Since cancellations do not happen as often as invoices, the issue does not become apparent immediately. So in a scenario where you are about to launch an invoicing system to your customers, this is a critical bug. As mentioned earlier, invoices should be immutable and once they are created and sent to the customer, they should not be changed. This at least is the case in Germany where I live and the customers I serve.

When working with financial applications, you have to be aware of the different types of rounding. The most common types of rounding are:

  • Round half up: This is the most common type of rounding where numbers are rounded to the nearest integer. If the number is exactly halfway between two integers, it is rounded up.
  • Round half down: This is similar to round half up, but if the number is exactly halfway between two integers, it is rounded down.
  • Round half towards zero: This type of rounding rounds numbers towards zero. Positive numbers are rounded down, and negative numbers are rounded up.
  • Round half away from zero: This type of rounding rounds numbers away from zero. Positive numbers are rounded up, and negative numbers are rounded down.
  • Round half to even: This type of rounding rounds numbers to the nearest even integer. If the number is exactly halfway between two integers, it is rounded to the nearest even integer.

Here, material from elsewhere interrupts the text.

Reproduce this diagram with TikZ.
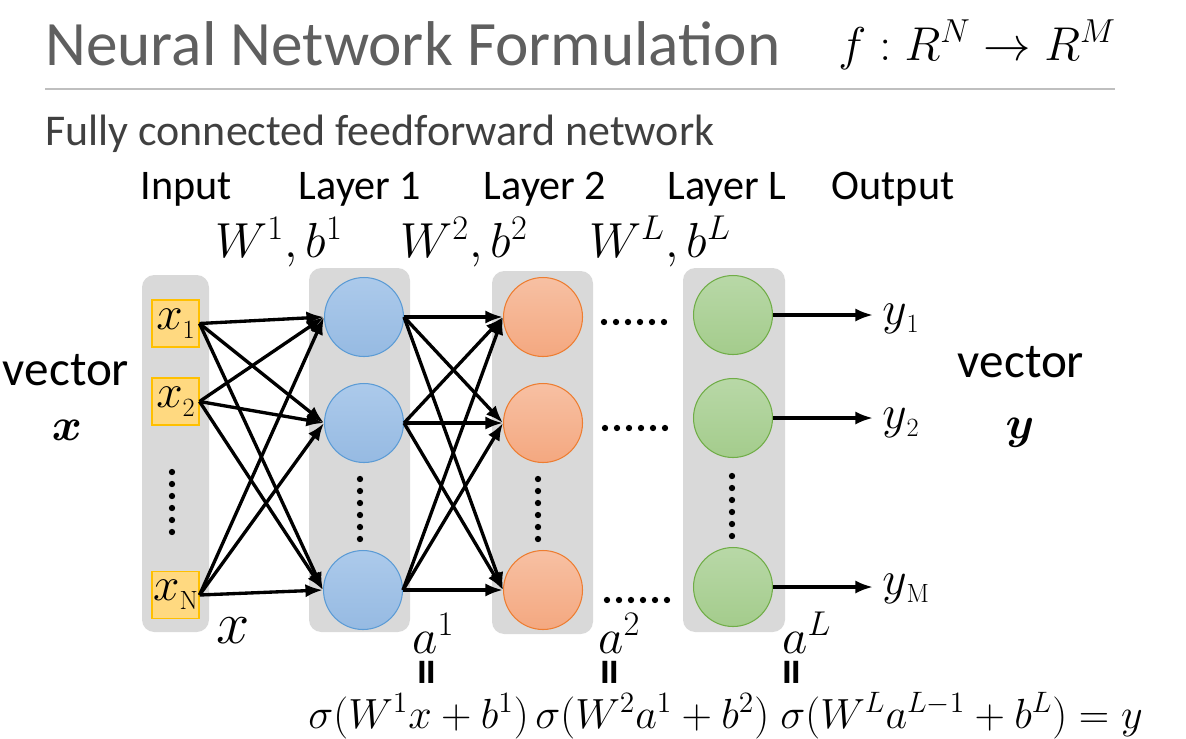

The latter is also known as bankers' rounding and is used in financial applications to minimize rounding errors. This is because it rounds to the nearest even integer, which means the rounding is unbiased. For example, -0.5 is rounded to -0, and 0.5 is rounded to 0. Since the whole application was already refactored and fixed to use currency.js, which only supported round half up, I had to find a solution to use bankers' rounding. I switched to big.js which supports many different types of rounding:

import Big from "big.js";
Big.RM = Big.roundHalfEven;
// 10.08
// -10.08

With big.js I was able to use bankers' rounding and the issue was solved. I guess the lesson learned here is that you should always be aware of the critical parts of your application and test them thoroughly. Also after launching a critical feature to your customers, you should monitor it closely and be prepared to fix issues as soon as they arise.

For example, we had to fix several invoices retroactively in the database, because they were wrong due to the rounding issue. This was a big deal to us, because we had to inform the customers of a two sided marketplace that their invoices were wrong and that they had to pay more or less than they thought. It was just about a few cents, but it was still lots of time invested in business development to get the customers on board and now we had to tell them that we made a mistake.

The feature was launched and the customers were happy. It took lots of sweat and tears to get this to production, but it was worth it. Since then we have created hundreds of invoices (and cancellations) and everything worked as expected. The first customer in the application just reached $100.000 in revenue and I am proud that I was able to build this system from scratch after all. I hope this article helps you to avoid the same mistakes I made and that you can build a financially critical infrastructure yourself.